### DATASET SECTION
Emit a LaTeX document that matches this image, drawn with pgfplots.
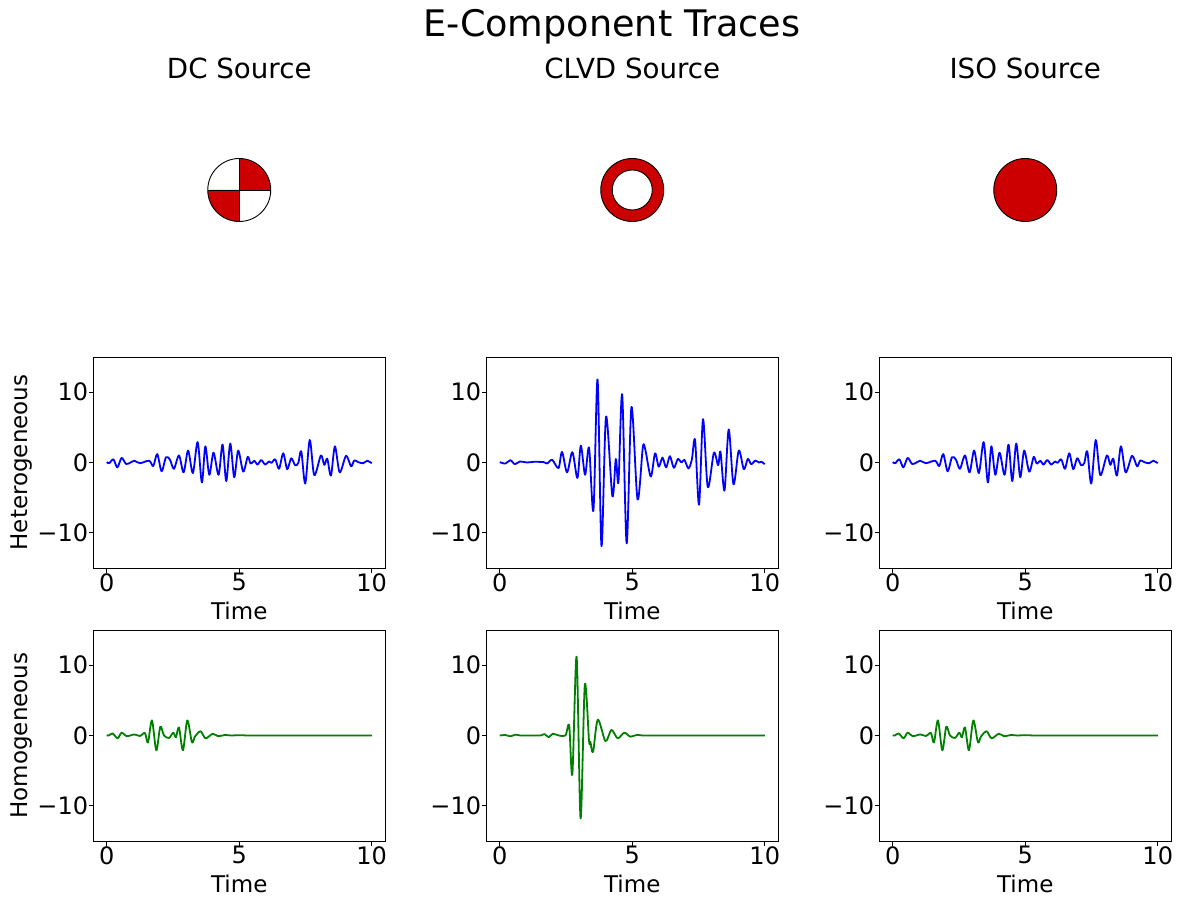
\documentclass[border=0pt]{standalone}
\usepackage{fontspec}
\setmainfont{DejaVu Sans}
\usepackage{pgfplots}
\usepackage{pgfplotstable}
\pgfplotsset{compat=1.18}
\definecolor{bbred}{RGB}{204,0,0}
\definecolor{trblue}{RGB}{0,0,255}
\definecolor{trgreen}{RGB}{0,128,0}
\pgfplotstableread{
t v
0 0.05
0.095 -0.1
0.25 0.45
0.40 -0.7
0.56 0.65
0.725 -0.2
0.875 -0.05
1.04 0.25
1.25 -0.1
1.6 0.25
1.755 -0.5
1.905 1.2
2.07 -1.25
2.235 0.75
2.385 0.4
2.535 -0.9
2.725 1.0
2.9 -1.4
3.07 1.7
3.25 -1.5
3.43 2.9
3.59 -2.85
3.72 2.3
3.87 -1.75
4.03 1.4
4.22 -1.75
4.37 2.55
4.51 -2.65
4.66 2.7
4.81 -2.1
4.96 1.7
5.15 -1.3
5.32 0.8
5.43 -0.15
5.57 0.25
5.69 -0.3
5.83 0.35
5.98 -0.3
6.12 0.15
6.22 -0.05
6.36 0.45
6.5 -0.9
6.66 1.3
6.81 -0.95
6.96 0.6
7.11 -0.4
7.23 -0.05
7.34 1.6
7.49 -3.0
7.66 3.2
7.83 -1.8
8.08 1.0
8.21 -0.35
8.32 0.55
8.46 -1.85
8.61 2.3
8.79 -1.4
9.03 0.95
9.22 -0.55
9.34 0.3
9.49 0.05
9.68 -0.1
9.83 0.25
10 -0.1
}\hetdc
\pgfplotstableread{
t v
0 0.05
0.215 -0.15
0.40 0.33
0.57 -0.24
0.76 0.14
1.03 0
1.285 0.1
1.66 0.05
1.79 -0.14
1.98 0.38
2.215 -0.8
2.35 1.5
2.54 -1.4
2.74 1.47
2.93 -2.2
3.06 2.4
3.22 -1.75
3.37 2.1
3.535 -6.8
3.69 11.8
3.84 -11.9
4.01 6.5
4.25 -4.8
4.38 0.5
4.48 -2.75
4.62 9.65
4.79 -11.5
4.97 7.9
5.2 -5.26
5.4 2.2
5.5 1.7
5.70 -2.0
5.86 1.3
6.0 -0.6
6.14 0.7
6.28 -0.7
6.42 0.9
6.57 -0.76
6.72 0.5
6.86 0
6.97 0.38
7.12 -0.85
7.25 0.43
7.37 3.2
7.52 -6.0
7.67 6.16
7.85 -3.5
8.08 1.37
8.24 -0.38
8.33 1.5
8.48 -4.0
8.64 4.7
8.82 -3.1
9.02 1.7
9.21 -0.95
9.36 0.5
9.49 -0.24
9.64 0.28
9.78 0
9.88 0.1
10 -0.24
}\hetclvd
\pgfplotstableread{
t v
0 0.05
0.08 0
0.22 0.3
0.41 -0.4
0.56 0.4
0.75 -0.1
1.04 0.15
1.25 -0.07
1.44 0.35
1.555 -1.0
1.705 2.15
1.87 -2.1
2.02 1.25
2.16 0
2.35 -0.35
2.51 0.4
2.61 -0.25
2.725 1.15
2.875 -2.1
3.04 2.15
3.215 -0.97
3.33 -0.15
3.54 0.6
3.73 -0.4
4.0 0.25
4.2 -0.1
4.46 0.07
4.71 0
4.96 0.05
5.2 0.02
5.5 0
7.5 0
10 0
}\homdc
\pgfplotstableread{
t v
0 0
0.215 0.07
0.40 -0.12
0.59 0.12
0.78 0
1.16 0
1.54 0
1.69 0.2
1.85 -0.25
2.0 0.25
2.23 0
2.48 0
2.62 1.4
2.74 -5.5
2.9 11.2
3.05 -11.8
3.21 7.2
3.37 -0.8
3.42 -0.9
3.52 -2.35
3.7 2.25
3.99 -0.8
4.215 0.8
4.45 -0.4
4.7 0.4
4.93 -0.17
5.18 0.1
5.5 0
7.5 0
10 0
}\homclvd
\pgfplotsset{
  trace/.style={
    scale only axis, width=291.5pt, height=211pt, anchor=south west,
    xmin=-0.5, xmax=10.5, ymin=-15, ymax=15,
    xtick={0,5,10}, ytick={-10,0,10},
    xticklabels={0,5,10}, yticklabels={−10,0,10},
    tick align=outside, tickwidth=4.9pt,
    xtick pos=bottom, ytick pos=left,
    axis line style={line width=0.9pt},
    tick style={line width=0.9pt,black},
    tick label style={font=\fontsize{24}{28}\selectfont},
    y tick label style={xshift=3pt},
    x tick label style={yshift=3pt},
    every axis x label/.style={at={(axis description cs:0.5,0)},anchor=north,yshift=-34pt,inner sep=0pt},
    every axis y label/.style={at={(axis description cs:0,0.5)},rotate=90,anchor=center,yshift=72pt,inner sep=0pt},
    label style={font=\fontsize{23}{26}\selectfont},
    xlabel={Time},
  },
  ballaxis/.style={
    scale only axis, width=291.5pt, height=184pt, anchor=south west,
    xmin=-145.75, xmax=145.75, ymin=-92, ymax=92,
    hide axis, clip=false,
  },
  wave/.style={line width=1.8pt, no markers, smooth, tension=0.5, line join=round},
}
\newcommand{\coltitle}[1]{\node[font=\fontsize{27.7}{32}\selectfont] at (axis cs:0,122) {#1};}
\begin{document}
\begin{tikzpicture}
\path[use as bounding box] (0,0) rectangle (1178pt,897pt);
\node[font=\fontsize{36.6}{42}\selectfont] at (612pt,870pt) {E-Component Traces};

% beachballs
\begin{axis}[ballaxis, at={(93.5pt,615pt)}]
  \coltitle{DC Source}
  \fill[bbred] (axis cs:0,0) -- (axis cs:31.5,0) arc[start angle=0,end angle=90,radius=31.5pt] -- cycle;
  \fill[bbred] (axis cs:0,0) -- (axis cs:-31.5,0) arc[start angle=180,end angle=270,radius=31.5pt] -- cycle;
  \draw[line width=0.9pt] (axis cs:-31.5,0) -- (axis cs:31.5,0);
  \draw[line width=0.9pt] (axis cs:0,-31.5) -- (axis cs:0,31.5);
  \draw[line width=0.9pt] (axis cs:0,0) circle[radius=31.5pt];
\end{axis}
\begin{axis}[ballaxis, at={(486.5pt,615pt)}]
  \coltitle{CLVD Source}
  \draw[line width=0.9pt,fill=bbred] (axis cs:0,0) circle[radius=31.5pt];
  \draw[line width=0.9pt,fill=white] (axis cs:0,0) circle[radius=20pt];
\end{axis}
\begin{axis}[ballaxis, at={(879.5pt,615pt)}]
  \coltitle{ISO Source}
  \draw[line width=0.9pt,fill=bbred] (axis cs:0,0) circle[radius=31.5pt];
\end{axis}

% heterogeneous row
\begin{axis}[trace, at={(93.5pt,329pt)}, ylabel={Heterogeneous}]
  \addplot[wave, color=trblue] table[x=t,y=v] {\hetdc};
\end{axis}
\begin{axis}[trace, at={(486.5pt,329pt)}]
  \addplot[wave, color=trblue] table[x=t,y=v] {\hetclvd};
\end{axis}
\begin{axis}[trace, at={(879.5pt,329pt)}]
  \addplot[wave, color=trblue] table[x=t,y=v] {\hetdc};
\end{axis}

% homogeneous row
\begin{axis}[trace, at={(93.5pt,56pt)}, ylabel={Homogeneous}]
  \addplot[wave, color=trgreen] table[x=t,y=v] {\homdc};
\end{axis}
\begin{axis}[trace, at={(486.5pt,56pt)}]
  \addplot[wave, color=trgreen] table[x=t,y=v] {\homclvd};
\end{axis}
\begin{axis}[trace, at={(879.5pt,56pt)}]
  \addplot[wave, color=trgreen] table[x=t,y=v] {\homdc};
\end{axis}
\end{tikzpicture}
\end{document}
######
TASK TO CARRY OUT –
Restate the listing above word for word, and skip the pictures.

CORRECT OUTPUT –
Emit a LaTeX document that matches this image, drawn with pgfplots.
\documentclass[border=0pt]{standalone}
\usepackage{fontspec}
\setmainfont{DejaVu Sans}
\usepackage{pgfplots}
\usepackage{pgfplotstable}
\pgfplotsset{compat=1.18}
\definecolor{bbred}{RGB}{204,0,0}
\definecolor{trblue}{RGB}{0,0,255}
\definecolor{trgreen}{RGB}{0,128,0}
\pgfplotstableread{
t v
0 0.05
0.095 -0.1
0.25 0.45
0.40 -0.7
0.56 0.65
0.725 -0.2
0.875 -0.05
1.04 0.25
1.25 -0.1
1.6 0.25
1.755 -0.5
1.905 1.2
2.07 -1.25
2.235 0.75
2.385 0.4
2.535 -0.9
2.725 1.0
2.9 -1.4
3.07 1.7
3.25 -1.5
3.43 2.9
3.59 -2.85
3.72 2.3
3.87 -1.75
4.03 1.4
4.22 -1.75
4.37 2.55
4.51 -2.65
4.66 2.7
4.81 -2.1
4.96 1.7
5.15 -1.3
5.32 0.8
5.43 -0.15
5.57 0.25
5.69 -0.3
5.83 0.35
5.98 -0.3
6.12 0.15
6.22 -0.05
6.36 0.45
6.5 -0.9
6.66 1.3
6.81 -0.95
6.96 0.6
7.11 -0.4
7.23 -0.05
7.34 1.6
7.49 -3.0
7.66 3.2
7.83 -1.8
8.08 1.0
8.21 -0.35
8.32 0.55
8.46 -1.85
8.61 2.3
8.79 -1.4
9.03 0.95
9.22 -0.55
9.34 0.3
9.49 0.05
9.68 -0.1
9.83 0.25
10 -0.1
}\hetdc
\pgfplotstableread{
t v
0 0.05
0.215 -0.15
0.40 0.33
0.57 -0.24
0.76 0.14
1.03 0
1.285 0.1
1.66 0.05
1.79 -0.14
1.98 0.38
2.215 -0.8
2.35 1.5
2.54 -1.4
2.74 1.47
2.93 -2.2
3.06 2.4
3.22 -1.75
3.37 2.1
3.535 -6.8
3.69 11.8
3.84 -11.9
4.01 6.5
4.25 -4.8
4.38 0.5
4.48 -2.75
4.62 9.65
4.79 -11.5
4.97 7.9
5.2 -5.26
5.4 2.2
5.5 1.7
5.70 -2.0
5.86 1.3
6.0 -0.6
6.14 0.7
6.28 -0.7
6.42 0.9
6.57 -0.76
6.72 0.5
6.86 0
6.97 0.38
7.12 -0.85
7.25 0.43
7.37 3.2
7.52 -6.0
7.67 6.16
7.85 -3.5
8.08 1.37
8.24 -0.38
8.33 1.5
8.48 -4.0
8.64 4.7
8.82 -3.1
9.02 1.7
9.21 -0.95
9.36 0.5
9.49 -0.24
9.64 0.28
9.78 0
9.88 0.1
10 -0.24
}\hetclvd
\pgfplotstableread{
t v
0 0.05
0.08 0
0.22 0.3
0.41 -0.4
0.56 0.4
0.75 -0.1
1.04 0.15
1.25 -0.07
1.44 0.35
1.555 -1.0
1.705 2.15
1.87 -2.1
2.02 1.25
2.16 0
2.35 -0.35
2.51 0.4
2.61 -0.25
2.725 1.15
2.875 -2.1
3.04 2.15
3.215 -0.97
3.33 -0.15
3.54 0.6
3.73 -0.4
4.0 0.25
4.2 -0.1
4.46 0.07
4.71 0
4.96 0.05
5.2 0.02
5.5 0
7.5 0
10 0
}\homdc
\pgfplotstableread{
t v
0 0
0.215 0.07
0.40 -0.12
0.59 0.12
0.78 0
1.16 0
1.54 0
1.69 0.2
1.85 -0.25
2.0 0.25
2.23 0
2.48 0
2.62 1.4
2.74 -5.5
2.9 11.2
3.05 -11.8
3.21 7.2
3.37 -0.8
3.42 -0.9
3.52 -2.35
3.7 2.25
3.99 -0.8
4.215 0.8
4.45 -0.4
4.7 0.4
4.93 -0.17
5.18 0.1
5.5 0
7.5 0
10 0
}\homclvd
\pgfplotsset{
  trace/.style={
    scale only axis, width=291.5pt, height=211pt, anchor=south west,
    xmin=-0.5, xmax=10.5, ymin=-15, ymax=15,
    xtick={0,5,10}, ytick={-10,0,10},
    xticklabels={0,5,10}, yticklabels={−10,0,10},
    tick align=outside, tickwidth=4.9pt,
    xtick pos=bottom, ytick pos=left,
    axis line style={line width=0.9pt},
    tick style={line width=0.9pt,black},
    tick label style={font=\fontsize{24}{28}\selectfont},
    y tick label style={xshift=3pt},
    x tick label style={yshift=3pt},
    every axis x label/.style={at={(axis description cs:0.5,0)},anchor=north,yshift=-34pt,inner sep=0pt},
    every axis y label/.style={at={(axis description cs:0,0.5)},rotate=90,anchor=center,yshift=72pt,inner sep=0pt},
    label style={font=\fontsize{23}{26}\selectfont},
    xlabel={Time},
  },
  ballaxis/.style={
    scale only axis, width=291.5pt, height=184pt, anchor=south west,
    xmin=-145.75, xmax=145.75, ymin=-92, ymax=92,
    hide axis, clip=false,
  },
  wave/.style={line width=1.8pt, no markers, smooth, tension=0.5, line join=round},
}
\newcommand{\coltitle}[1]{\node[font=\fontsize{27.7}{32}\selectfont] at (axis cs:0,122) {#1};}
\begin{document}
\begin{tikzpicture}
\path[use as bounding box] (0,0) rectangle (1178pt,897pt);
\node[font=\fontsize{36.6}{42}\selectfont] at (612pt,870pt) {E-Component Traces};

% beachballs
\begin{axis}[ballaxis, at={(93.5pt,615pt)}]
  \coltitle{DC Source}
  \fill[bbred] (axis cs:0,0) -- (axis cs:31.5,0) arc[start angle=0,end angle=90,radius=31.5pt] -- cycle;
  \fill[bbred] (axis cs:0,0) -- (axis cs:-31.5,0) arc[start angle=180,end angle=270,radius=31.5pt] -- cycle;
  \draw[line width=0.9pt] (axis cs:-31.5,0) -- (axis cs:31.5,0);
  \draw[line width=0.9pt] (axis cs:0,-31.5) -- (axis cs:0,31.5);
  \draw[line width=0.9pt] (axis cs:0,0) circle[radius=31.5pt];
\end{axis}
\begin{axis}[ballaxis, at={(486.5pt,615pt)}]
  \coltitle{CLVD Source}
  \draw[line width=0.9pt,fill=bbred] (axis cs:0,0) circle[radius=31.5pt];
  \draw[line width=0.9pt,fill=white] (axis cs:0,0) circle[radius=20pt];
\end{axis}
\begin{axis}[ballaxis, at={(879.5pt,615pt)}]
  \coltitle{ISO Source}
  \draw[line width=0.9pt,fill=bbred] (axis cs:0,0) circle[radius=31.5pt];
\end{axis}

% heterogeneous row
\begin{axis}[trace, at={(93.5pt,329pt)}, ylabel={Heterogeneous}]
  \addplot[wave, color=trblue] table[x=t,y=v] {\hetdc};
\end{axis}
\begin{axis}[trace, at={(486.5pt,329pt)}]
  \addplot[wave, color=trblue] table[x=t,y=v] {\hetclvd};
\end{axis}
\begin{axis}[trace, at={(879.5pt,329pt)}]
  \addplot[wave, color=trblue] table[x=t,y=v] {\hetdc};
\end{axis}

% homogeneous row
\begin{axis}[trace, at={(93.5pt,56pt)}, ylabel={Homogeneous}]
  \addplot[wave, color=trgreen] table[x=t,y=v] {\homdc};
\end{axis}
\begin{axis}[trace, at={(486.5pt,56pt)}]
  \addplot[wave, color=trgreen] table[x=t,y=v] {\homclvd};
\end{axis}
\begin{axis}[trace, at={(879.5pt,56pt)}]
  \addplot[wave, color=trgreen] table[x=t,y=v] {\homdc};
\end{axis}
\end{tikzpicture}
\end{document}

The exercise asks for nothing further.